Cuando comienza a preparar el regreso a Estados Unidos, Hergesheimer se da cuenta de que le queda una sola cosa que desea cumplir: ver bailar danzón en el Teatro Nacional. Para ir, se pone un traje oscuro, pues le aconsejaron que era deseable no llamar innecesariamente la atención. Cuenta que le asombra una señora madura que bailó sin descansar durante 1 hora y 50 minutos. Se refiere también a un señor mayor que baila solo. Su agilidad es increíble e hizo que pronto se formase un círculo de curiosos alrededor suyo. Y dice que a medida que aumentaban los aplausos de los admiradores, su baile fue haciéndose más frenético.

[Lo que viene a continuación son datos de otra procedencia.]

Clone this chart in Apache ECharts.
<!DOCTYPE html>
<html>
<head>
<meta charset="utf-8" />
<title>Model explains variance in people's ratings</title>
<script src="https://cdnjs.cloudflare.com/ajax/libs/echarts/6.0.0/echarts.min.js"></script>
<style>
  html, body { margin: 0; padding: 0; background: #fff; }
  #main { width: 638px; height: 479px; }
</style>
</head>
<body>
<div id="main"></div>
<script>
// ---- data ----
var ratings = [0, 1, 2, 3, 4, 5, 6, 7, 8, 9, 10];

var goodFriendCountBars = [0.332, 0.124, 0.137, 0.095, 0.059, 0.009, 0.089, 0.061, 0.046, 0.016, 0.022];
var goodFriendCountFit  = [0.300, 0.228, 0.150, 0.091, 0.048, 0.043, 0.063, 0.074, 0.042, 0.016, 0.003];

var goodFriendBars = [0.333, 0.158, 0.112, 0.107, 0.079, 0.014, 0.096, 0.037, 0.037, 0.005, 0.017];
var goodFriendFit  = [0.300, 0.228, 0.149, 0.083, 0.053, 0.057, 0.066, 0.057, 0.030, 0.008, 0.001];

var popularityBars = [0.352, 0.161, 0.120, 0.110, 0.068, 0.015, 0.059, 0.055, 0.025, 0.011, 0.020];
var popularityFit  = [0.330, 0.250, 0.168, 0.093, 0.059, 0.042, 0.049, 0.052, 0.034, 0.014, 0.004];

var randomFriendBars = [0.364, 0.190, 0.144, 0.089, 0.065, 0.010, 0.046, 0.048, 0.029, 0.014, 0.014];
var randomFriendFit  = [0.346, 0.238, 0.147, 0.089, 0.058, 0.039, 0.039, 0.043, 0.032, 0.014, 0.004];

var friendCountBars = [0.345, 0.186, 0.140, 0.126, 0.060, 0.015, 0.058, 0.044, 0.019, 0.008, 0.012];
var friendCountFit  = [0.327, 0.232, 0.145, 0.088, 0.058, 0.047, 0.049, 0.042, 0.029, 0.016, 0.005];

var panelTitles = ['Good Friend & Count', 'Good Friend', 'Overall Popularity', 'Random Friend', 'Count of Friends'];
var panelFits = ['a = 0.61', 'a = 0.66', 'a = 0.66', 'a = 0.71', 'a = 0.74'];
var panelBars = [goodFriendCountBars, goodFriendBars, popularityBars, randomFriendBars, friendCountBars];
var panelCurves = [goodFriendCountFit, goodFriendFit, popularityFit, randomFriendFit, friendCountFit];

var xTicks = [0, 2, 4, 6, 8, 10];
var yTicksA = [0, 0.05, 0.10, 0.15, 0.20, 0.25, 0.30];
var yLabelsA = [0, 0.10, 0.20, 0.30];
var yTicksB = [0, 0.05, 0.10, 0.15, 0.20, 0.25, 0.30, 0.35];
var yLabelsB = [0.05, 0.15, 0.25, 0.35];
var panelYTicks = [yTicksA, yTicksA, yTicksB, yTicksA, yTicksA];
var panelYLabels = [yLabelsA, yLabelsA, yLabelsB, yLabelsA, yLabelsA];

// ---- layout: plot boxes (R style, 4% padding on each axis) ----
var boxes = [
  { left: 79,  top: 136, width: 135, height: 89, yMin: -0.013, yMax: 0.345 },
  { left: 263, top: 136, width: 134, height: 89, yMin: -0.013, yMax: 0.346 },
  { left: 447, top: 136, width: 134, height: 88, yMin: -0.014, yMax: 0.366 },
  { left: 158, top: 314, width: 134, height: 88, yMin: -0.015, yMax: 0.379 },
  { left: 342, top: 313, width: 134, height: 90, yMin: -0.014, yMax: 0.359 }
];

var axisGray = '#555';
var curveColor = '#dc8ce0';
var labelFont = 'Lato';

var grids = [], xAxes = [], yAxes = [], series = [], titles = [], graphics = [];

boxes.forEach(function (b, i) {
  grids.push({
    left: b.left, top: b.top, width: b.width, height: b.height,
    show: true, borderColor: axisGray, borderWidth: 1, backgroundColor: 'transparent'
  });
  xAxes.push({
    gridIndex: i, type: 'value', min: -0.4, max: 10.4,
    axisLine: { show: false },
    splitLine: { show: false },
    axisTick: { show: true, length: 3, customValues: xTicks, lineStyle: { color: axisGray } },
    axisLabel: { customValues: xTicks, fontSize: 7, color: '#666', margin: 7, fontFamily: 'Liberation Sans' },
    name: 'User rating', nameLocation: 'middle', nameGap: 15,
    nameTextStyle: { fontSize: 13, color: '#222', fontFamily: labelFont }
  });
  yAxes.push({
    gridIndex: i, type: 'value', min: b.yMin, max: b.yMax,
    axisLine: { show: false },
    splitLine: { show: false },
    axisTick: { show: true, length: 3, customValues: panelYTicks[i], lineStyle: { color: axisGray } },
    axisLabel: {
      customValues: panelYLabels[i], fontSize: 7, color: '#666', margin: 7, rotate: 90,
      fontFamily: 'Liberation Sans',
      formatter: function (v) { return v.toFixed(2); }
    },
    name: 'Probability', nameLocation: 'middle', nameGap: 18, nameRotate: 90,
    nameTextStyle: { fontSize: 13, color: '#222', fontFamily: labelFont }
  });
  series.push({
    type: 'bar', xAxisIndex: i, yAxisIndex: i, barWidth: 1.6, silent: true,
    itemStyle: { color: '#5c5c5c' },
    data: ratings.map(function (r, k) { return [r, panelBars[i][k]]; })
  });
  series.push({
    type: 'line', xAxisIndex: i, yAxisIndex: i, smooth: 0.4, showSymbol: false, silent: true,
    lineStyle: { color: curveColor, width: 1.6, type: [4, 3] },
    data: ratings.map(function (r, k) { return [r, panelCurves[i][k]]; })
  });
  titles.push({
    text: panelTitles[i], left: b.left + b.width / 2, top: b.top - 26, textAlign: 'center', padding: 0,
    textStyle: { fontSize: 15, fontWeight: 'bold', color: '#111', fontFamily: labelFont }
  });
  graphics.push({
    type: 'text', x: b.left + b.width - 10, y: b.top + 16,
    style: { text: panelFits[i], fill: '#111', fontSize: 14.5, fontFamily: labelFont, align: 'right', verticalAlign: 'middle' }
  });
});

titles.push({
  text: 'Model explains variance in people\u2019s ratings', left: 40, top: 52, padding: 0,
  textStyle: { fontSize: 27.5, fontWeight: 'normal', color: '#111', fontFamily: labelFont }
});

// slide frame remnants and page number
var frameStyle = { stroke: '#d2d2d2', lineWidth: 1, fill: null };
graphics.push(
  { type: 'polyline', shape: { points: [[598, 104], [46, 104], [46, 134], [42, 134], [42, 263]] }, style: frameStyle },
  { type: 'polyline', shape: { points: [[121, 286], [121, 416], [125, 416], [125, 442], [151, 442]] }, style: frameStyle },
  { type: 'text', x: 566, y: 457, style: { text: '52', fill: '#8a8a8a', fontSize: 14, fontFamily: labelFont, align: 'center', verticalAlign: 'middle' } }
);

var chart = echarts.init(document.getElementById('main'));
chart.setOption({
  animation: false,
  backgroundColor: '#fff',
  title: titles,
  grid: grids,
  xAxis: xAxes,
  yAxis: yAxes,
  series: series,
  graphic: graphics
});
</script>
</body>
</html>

Recuerda que realizó el trayecto a Key West en un barco de vapor, y que hacía un calor salvaje. Entre los pasajeros iba un grupo de jóvenes marines que regresaban de Camagüey. Se va de La Habana con una buena provisión de tabacos, aunque no Larrañaga, sino Corona. Admite, no obstante, que fuera de la Isla no van a saber igual, pues con el cambio de clima se deterioran. Ron Bacardí no compró, pues era fácil de conseguir en Estados Unidos. Donde él vive, además, no hay limones frescos, un ingrediente sin el cual el daiquirí no posee su inimitable sabor. Mas lo que de veras va a extrañar es la atmósfera de esa ciudad singularmente adorable, su alegre urbanidad, su festiva luminosidad, su libertad temporal, la viveza de las impresiones que provoca en él. En muchos sentidos, La Habana representa un oasis en medio de la aridez de la pasión moderna por reformarlo todo, algo que se iba propagando día a día.

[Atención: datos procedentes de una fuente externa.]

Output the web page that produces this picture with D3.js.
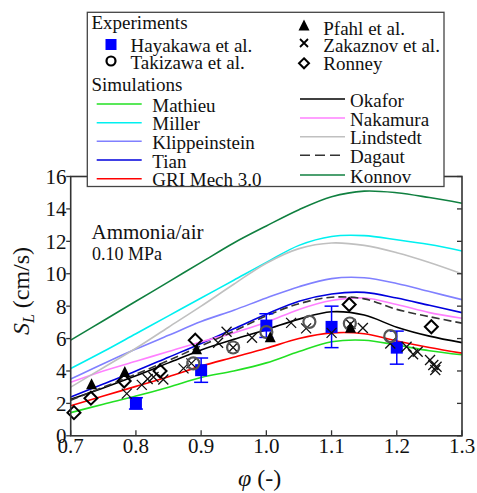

Como recuerdos más entrañables de su estancia, se lleva el aroma de los tabacos, los atardeceres habaneros ("era fascinante sentarse simplemente a mirar esa salpicadura cromática, el color violento que se alternaba con el atardecer, lo cual bastaba para rendir la mente a las sugestiones"), el agradable Café Telégrafo, el sabor de los daiquiríes ("La Habana es una ciudad donde la elección de un cóctel estaba investida de gravedad"), el cálido tramo de luz solar que, al caer la tarde, hallaba la manera de llegar hasta la calle Obispo. Afirma que no tiene nada que ver con esos turistas que vuelven a Miami vociferando sus conocimientos sobre Cuba y con las maletas llenas de souvenirs (perfumes franceses, manteles de las Islas Canarias). Tampoco es uno de esos comerciantes de azúcar que hablan de la Isla como si se tratase de una estancia de la cual ellos fueran los propietarios.

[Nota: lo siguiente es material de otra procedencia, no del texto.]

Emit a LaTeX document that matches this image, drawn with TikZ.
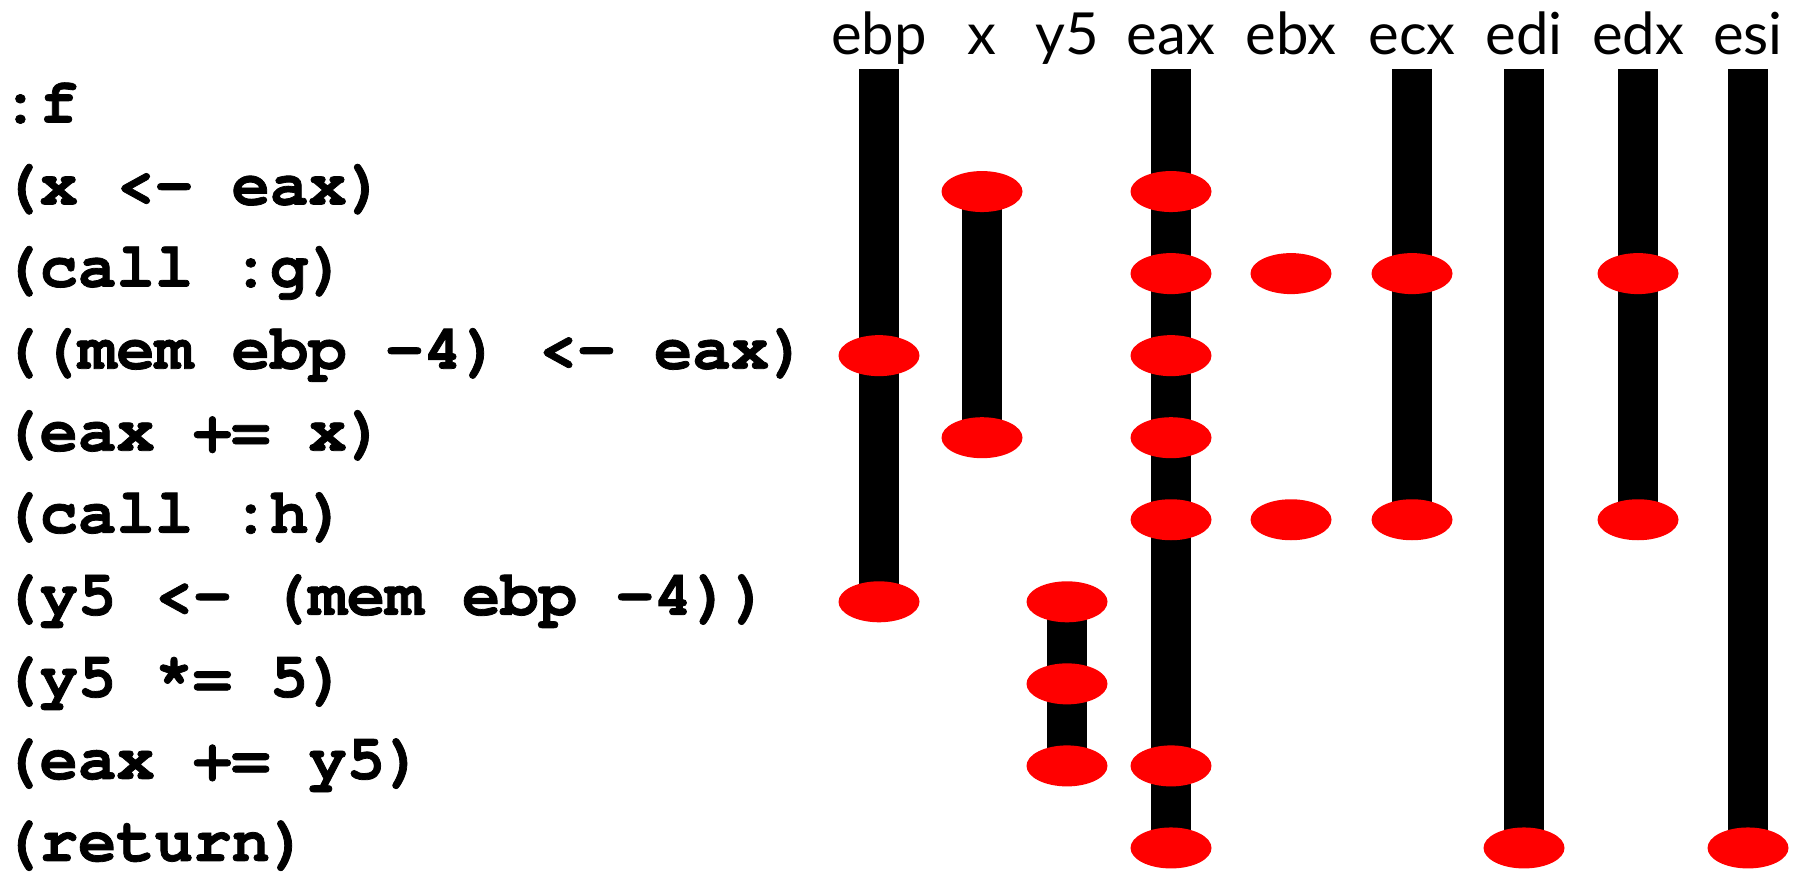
\documentclass[tikz,border=0pt]{standalone}
\usepackage{fontspec}
\setmainfont{Lato}
\newfontfamily\codefont{TeX Gyre Cursor}[BoldFeatures={FakeBold=1.2}]
\usetikzlibrary{shapes.geometric}
\begin{document}
\begin{tikzpicture}[x=1pt,y=-1pt]
\tikzset{
  regbar/.style={line width=40pt, black},
  dot/.style={ellipse, fill=red, minimum width=81pt, minimum height=41pt, inner sep=0pt},
  code/.style={anchor=base west, inner sep=0pt, font=\codefont\bfseries\fontsize{64}{64}\selectfont},
  reglabel/.style={anchor=base, inner sep=0pt, font=\fontsize{58}{58}\selectfont}
}
\useasboundingbox (0,0) rectangle (1801,874);
% register columns: labels and bar tops
\foreach \n/\x in {ebp/879, x/982, y5/1067, eax/1171, ebx/1291, ecx/1412, edi/1524, edx/1638, esi/1748}{
  \coordinate (top-\n) at (\x,69);
  \node[reglabel] (lab-\n) at (\x,55) {\n};
}
% code lines
\foreach \i/\t in {0/{:f}, 1/{(x <- eax)}, 2/{(call :g)}, 3/{((mem ebp -4) <- eax)}, 4/{(eax += x)}, 5/{(call :h)}, 6/{(y5 <- (mem ebp -4))}, 7/{(y5 *= 5)}, 8/{(eax += y5)}, 9/{(return)}}{
  \node[code] (line-\i) at (1,{109.5+82.05*\i+13}) {\t};
}
% dot positions
\foreach \n/\x/\i in {x/982/1, eax/1171/1,
  eax/1171/2, ebx/1291/2, ecx/1412/2, edx/1638/2,
  ebp/879/3, eax/1171/3,
  x/982/4, eax/1171/4,
  eax/1171/5, ebx/1291/5, ecx/1412/5, edx/1638/5,
  ebp/879/6, y5/1067/6,
  y5/1067/7,
  y5/1067/8, eax/1171/8,
  eax/1171/9, edi/1524/9, esi/1748/9}{
  \coordinate (d-\n-\i) at (\x,{109.5+82.05*\i});
}
% live ranges
\draw[regbar] (top-ebp) -- (d-ebp-6);
\draw[regbar] (d-x-1) -- (d-x-4);
\draw[regbar] (d-y5-6) -- (d-y5-8);
\draw[regbar] (top-eax) -- (d-eax-9);
\draw[regbar] (top-ecx) -- (d-ecx-5);
\draw[regbar] (top-edi) -- (d-edi-9);
\draw[regbar] (top-edx) -- (d-edx-5);
\draw[regbar] (top-esi) -- (d-esi-9);
% dots
\foreach \n/\i in {x/1, eax/1, eax/2, ebx/2, ecx/2, edx/2, ebp/3, eax/3, x/4, eax/4,
  eax/5, ebx/5, ecx/5, edx/5, ebp/6, y5/6, y5/7, y5/8, eax/8, eax/9, edi/9, esi/9}{
  \node[dot] (e-\n-\i) at (d-\n-\i) {};
}
\end{tikzpicture}
\end{document}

Al final de su libro, Hergesheimer expresa que no puede determinar qué vio realmente y qué es un simple reflejo de sí mismo. Tampoco puede precisar si ha visto la ciudad de modo objetivo, dado que su actitud hacia ella ha sido tan personal. Sus impresiones se componen así tanto de lo que allí experimentó como de los pensamientos y reflexiones que esas vivencias suscitaron en él. Dice que cuando era joven, buscó en vano una Habana perpetua, sin esperar nada más. Ahora, cuando su juventud se ha esfumado, encontró la materialización de aquel sueño. Mas como casi siempre ocurre, el hallazgo le llegó demasiado tarde. No podía quedarse allí, pues su tiempo de disfrutar de la encantadora independencia y la posesión de los incontables días había concluido.

El poeta español José Luis García Martín afirma que, al igual que ocurre con las fotografías, los libros de viajes ganan con el tiempo. Se cumple a plenitud con San Cristóbal de La Habana, un hermoso texto cuya lectura, ochenta y tantos años después de que se publicara, es una experiencia grata y enriquecedora.